In amongst the gems, one shines particularly for anyone engaged in the the business of coming up with ideas. It’s the record of an exchange between two doctors in Vienna. Factually, absolutely correct.
The first doctor: “About the termination of pregnancy – I want your opinion. The father was syphilitic. The mother tuberculous. Of the children born, the first was blind, the second died, the third was deaf and dumb, the fourth was tuberculous. What would you have done?”
The second doctor: “I would have ended the next pregnancy.”
The first doctor: “Then you would have murdered Beethoven.”
The easiest thing in the world to kill is an idea. Especially if all the precedents are less than positive. Yet, with extraordinary frequency, so many great successes are born against a background of previous failure.

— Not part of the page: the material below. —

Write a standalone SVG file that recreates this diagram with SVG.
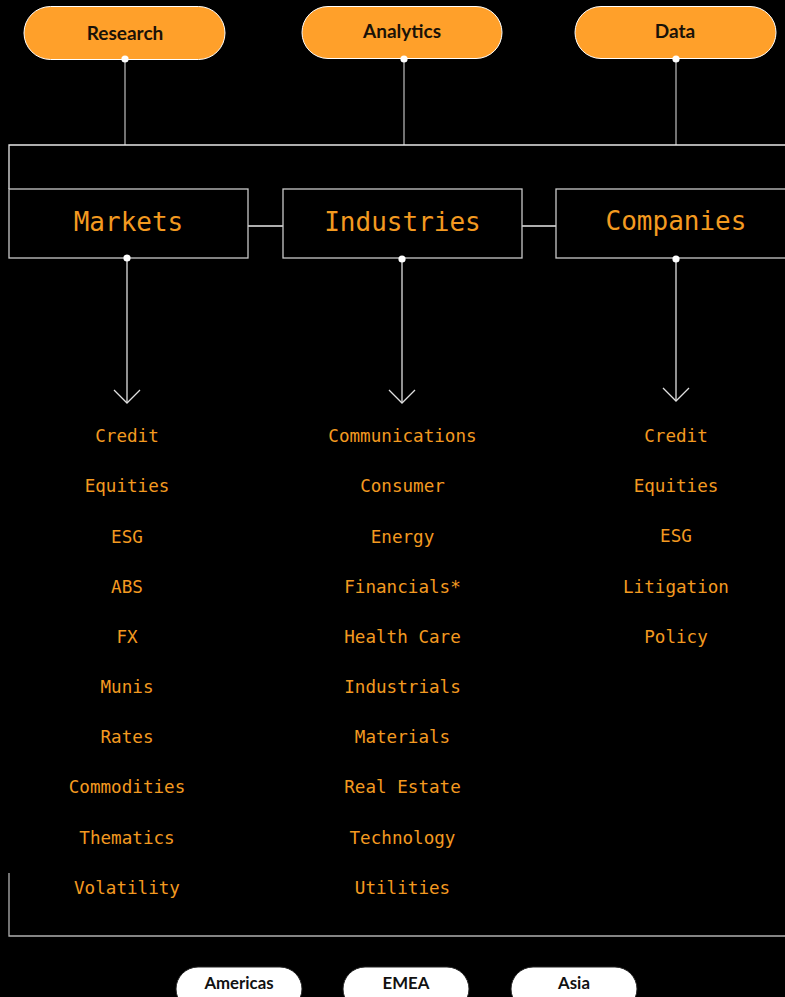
<svg xmlns="http://www.w3.org/2000/svg" width="785" height="997" viewBox="0 0 785 997">
<defs>
<style>
.pill{fill:#FFA02A;stroke:#ffffff;stroke-width:1}
.pilltxt{font-family:Lato,"Noto Sans",sans-serif;font-weight:bold;font-size:19px;fill:#1a1208;text-anchor:middle}
.box{fill:#000;stroke:#c8c8c8;stroke-width:1.3}
.boxtxt{font-family:"DejaVu Sans Mono",monospace;font-size:26px;fill:#F39A20;text-anchor:middle}
.item{font-family:"DejaVu Sans Mono",monospace;font-size:17.6px;fill:#F39A20;text-anchor:middle}
.ln{stroke:#b0b0b0;stroke-width:1.3;fill:none}
.wl{stroke:#e8e8e8;stroke-width:1.3;fill:none}
.ar{stroke:#e0e0e0;stroke-width:1.3;fill:none}
.dot{fill:#ffffff}
.reg{fill:#ffffff;stroke:#222;stroke-width:1}
.regtxt{font-family:Lato,"Noto Sans",sans-serif;font-weight:bold;font-size:16.8px;fill:#111;text-anchor:middle}
</style>
</defs>
<rect width="785" height="997" fill="#000"/>
<g id="connectors">
<path class="ln" d="M125,59 V145"/>
<path class="ln" d="M404,59 V145"/>
<path class="ln" d="M676,59 V145"/>
<path class="wl" d="M9,189 V145 H785"/>
<path class="ln" d="M9,873 V936 H785"/>
<path class="wl" d="M248,226 H283"/>
<path class="wl" d="M522,226 H556"/>
<path class="ar" d="M127,258 V403"/>
<path class="ar" d="M114,390 L127,403 L140,390"/>
<path class="ar" d="M402,259 V403"/>
<path class="ar" d="M389,390 L402,403 L415,390"/>
<path class="ar" d="M676,259 V401"/>
<path class="ar" d="M663,388 L676,401 L689,388"/>
</g>
<g id="research"><rect class="pill" x="24" y="6.5" width="201" height="53" rx="26.5"/><text class="pilltxt" x="125" y="39.5">Research</text></g>
<g id="analytics"><rect class="pill" x="302" y="6.5" width="200" height="52" rx="26"/><text class="pilltxt" x="402" y="37.5">Analytics</text></g>
<g id="data"><rect class="pill" x="575" y="6.5" width="201" height="52" rx="26"/><text class="pilltxt" x="675" y="37.5">Data</text></g>
<g id="markets"><rect class="box" x="9" y="189" width="239" height="69"/><text class="boxtxt" x="128.5" y="231">Markets</text></g>
<g id="industries"><rect class="box" x="283" y="189" width="239" height="69"/><text class="boxtxt" x="402.5" y="231">Industries</text></g>
<g id="companies"><rect class="box" x="556" y="189" width="240" height="69"/><text class="boxtxt" x="676" y="230">Companies</text></g>
<g id="dots">
<circle class="dot" cx="125" cy="59" r="3.6"/><circle class="dot" cx="404" cy="59" r="3.6"/><circle class="dot" cx="676" cy="59" r="3.6"/>
<circle class="dot" cx="127" cy="258" r="3.6"/><circle class="dot" cx="402" cy="259" r="3.6"/><circle class="dot" cx="676" cy="259" r="3.6"/>
</g>
<g id="markets-list">
<text class="item" x="127" y="442">Credit</text>
<text class="item" x="127" y="492">Equities</text>
<text class="item" x="127" y="543">ESG</text>
<text class="item" x="127" y="593">ABS</text>
<text class="item" x="127" y="643">FX</text>
<text class="item" x="127" y="693">Munis</text>
<text class="item" x="127" y="743">Rates</text>
<text class="item" x="127" y="793">Commodities</text>
<text class="item" x="127" y="844">Thematics</text>
<text class="item" x="127" y="894">Volatility</text>
</g>
<g id="industries-list">
<text class="item" x="402.5" y="442">Communications</text>
<text class="item" x="402.5" y="492">Consumer</text>
<text class="item" x="402.5" y="543">Energy</text>
<text class="item" x="402.5" y="593">Financials*</text>
<text class="item" x="402.5" y="643">Health Care</text>
<text class="item" x="402.5" y="693">Industrials</text>
<text class="item" x="402.5" y="743">Materials</text>
<text class="item" x="402.5" y="793">Real Estate</text>
<text class="item" x="402.5" y="844">Technology</text>
<text class="item" x="402.5" y="894">Utilities</text>
</g>
<g id="companies-list">
<text class="item" x="676" y="442">Credit</text>
<text class="item" x="676" y="492">Equities</text>
<text class="item" x="676" y="542">ESG</text>
<text class="item" x="676" y="593">Litigation</text>
<text class="item" x="676" y="643">Policy</text>
</g>
<g id="americas"><rect class="reg" x="176" y="967" width="126" height="44" rx="22"/><text class="regtxt" x="239" y="988.5">Americas</text></g>
<g id="emea"><rect class="reg" x="343" y="967" width="126" height="44" rx="22"/><text class="regtxt" x="406" y="988.5">EMEA</text></g>
<g id="asia"><rect class="reg" x="511" y="967" width="126" height="44" rx="22"/><text class="regtxt" x="574" y="988.5">Asia</text></g>
</svg>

True, precious few advertising ideas amount to ‘a Beethoven’, but thousands of murders happen in agencies every day. Creative directors kill the offspring of whirring minds in droves. The business wouldn’t function if they didn’t. The question that hovers, perennially, over this slaughter, is whether it is the right ideas that survive. Countless bitter pints have been sunk in pubs by creative people whose work never made it out of the abattoir of their bosses’ office earlier that day.
I’ve personally killed off hundreds, probably thousands, of ideas.
I can’t say with any conviction that I have always spotted brilliance, separated it out and breathed life into its early form. I’d be lying. It takes true genius to identify the real winners at the start line. And, like great composers, genius remains a commodity in desperately short supply.